-- start --

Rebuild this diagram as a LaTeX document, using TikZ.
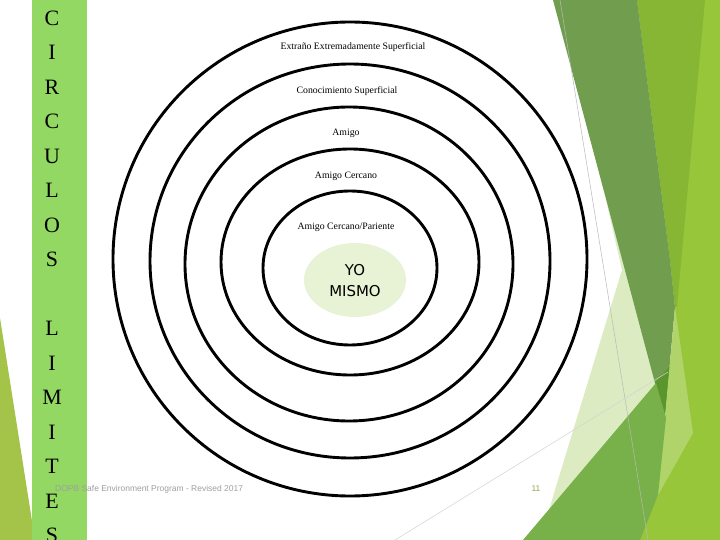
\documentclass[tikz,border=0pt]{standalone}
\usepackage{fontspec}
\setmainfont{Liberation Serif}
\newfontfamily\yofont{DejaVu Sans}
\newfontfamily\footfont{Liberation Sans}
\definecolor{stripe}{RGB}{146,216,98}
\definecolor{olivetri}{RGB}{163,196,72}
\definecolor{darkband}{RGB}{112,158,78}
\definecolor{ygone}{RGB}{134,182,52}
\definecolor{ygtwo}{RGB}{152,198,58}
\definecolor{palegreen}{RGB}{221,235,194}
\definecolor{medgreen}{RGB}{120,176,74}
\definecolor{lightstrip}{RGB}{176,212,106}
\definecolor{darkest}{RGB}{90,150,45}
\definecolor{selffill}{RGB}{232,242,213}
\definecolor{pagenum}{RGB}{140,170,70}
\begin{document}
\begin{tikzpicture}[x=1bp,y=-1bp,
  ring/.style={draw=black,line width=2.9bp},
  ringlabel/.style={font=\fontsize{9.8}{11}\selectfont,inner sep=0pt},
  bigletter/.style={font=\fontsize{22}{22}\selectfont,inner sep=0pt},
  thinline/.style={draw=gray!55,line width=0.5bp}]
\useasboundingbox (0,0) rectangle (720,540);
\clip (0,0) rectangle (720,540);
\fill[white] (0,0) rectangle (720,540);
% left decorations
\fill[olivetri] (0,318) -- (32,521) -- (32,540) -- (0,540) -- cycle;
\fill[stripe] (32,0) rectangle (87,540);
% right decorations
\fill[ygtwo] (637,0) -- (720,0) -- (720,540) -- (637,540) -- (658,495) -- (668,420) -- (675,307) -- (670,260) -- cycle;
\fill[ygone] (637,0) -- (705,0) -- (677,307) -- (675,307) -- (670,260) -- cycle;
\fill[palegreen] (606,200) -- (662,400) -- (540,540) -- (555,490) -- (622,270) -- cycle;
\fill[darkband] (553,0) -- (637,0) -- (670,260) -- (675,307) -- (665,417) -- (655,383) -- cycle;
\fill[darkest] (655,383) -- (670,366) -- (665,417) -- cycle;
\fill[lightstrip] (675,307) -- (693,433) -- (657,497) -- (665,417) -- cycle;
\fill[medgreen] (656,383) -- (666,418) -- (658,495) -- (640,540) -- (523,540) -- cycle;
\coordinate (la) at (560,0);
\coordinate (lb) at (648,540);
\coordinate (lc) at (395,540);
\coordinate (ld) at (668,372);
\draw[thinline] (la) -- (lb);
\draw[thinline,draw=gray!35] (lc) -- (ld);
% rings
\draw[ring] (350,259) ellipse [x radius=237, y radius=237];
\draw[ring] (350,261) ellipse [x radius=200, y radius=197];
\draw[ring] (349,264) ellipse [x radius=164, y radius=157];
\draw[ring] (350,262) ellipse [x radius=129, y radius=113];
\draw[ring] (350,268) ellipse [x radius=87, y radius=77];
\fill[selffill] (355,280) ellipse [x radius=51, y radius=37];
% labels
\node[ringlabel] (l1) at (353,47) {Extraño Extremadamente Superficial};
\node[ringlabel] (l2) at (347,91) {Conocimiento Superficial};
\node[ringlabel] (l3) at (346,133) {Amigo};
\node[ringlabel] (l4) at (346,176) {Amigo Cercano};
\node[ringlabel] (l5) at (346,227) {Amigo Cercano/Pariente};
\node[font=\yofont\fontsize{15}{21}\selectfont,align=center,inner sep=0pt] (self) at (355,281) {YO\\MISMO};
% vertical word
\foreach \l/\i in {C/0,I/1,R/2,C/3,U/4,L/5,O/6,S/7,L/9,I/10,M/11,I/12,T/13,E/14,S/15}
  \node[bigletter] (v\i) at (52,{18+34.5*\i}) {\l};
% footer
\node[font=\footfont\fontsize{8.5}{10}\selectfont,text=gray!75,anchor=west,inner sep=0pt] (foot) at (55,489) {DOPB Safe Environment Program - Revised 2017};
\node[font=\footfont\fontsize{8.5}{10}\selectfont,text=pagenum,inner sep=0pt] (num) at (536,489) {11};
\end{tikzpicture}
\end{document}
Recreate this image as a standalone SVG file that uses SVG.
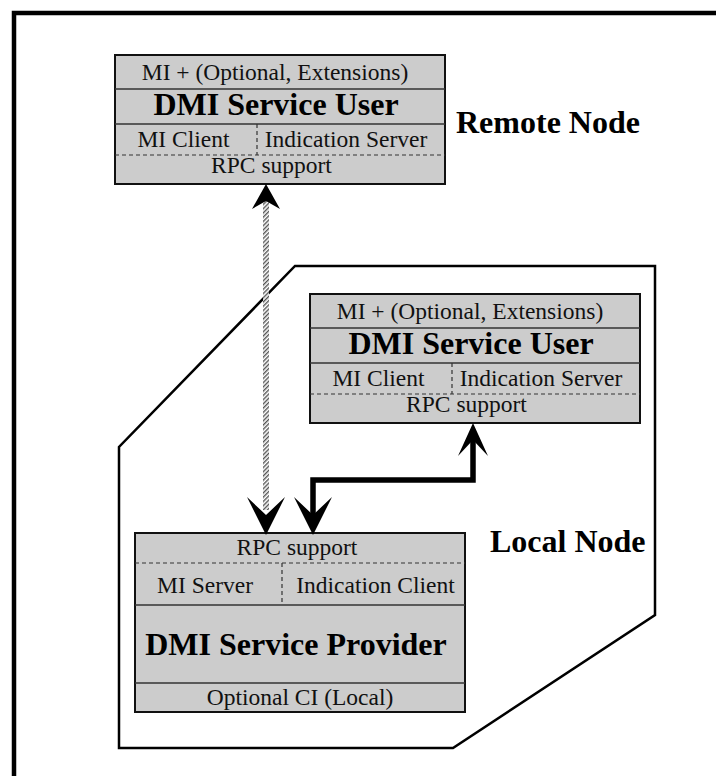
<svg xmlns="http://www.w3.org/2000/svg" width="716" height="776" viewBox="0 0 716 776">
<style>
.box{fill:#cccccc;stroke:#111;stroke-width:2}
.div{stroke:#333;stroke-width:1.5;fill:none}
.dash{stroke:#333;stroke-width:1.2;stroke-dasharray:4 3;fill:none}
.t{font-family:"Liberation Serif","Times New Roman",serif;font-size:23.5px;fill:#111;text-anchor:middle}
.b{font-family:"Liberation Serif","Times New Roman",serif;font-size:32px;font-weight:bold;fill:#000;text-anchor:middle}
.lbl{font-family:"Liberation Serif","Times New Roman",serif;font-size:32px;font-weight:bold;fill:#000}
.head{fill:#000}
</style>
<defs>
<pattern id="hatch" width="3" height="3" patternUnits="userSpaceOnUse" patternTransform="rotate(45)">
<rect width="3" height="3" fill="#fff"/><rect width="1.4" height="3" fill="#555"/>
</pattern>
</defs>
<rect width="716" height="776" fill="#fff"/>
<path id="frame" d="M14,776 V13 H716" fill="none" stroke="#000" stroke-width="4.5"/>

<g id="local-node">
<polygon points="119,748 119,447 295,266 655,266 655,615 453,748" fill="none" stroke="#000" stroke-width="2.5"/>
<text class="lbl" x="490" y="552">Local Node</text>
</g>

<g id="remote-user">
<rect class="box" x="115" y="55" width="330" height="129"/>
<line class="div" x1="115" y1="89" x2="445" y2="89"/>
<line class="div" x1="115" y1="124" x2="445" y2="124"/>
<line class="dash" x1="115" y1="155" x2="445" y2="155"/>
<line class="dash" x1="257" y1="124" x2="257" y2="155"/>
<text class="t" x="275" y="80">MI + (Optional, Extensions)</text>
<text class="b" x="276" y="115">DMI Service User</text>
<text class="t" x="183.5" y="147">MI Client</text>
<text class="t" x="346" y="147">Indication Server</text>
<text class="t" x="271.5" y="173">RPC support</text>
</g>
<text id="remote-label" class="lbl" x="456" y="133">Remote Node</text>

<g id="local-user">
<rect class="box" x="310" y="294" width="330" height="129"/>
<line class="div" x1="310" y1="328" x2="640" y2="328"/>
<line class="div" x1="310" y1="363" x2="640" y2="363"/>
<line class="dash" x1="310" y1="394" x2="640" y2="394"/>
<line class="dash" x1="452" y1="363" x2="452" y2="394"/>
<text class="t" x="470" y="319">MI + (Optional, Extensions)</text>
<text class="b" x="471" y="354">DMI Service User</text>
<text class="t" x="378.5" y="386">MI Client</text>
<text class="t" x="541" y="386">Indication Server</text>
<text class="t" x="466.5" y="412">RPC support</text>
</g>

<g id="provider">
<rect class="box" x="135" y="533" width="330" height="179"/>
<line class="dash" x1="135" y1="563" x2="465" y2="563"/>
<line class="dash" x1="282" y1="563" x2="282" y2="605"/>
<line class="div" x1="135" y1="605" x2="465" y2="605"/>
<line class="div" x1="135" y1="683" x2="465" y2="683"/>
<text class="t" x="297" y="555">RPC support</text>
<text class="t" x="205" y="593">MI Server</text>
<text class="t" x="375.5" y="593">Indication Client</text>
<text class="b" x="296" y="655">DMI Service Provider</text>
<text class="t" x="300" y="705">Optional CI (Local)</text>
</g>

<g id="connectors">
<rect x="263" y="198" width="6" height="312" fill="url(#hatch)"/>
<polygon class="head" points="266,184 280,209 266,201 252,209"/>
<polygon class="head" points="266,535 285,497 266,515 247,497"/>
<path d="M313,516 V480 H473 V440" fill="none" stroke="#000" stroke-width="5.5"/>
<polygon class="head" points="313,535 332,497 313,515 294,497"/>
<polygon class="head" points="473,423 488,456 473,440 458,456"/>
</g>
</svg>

-- end --

Pick out all lines containing the string "this".

* **Answer in full**:
Rebuild this diagram as a LaTeX document, using TikZ.
Recreate this image as a standalone SVG file that uses SVG.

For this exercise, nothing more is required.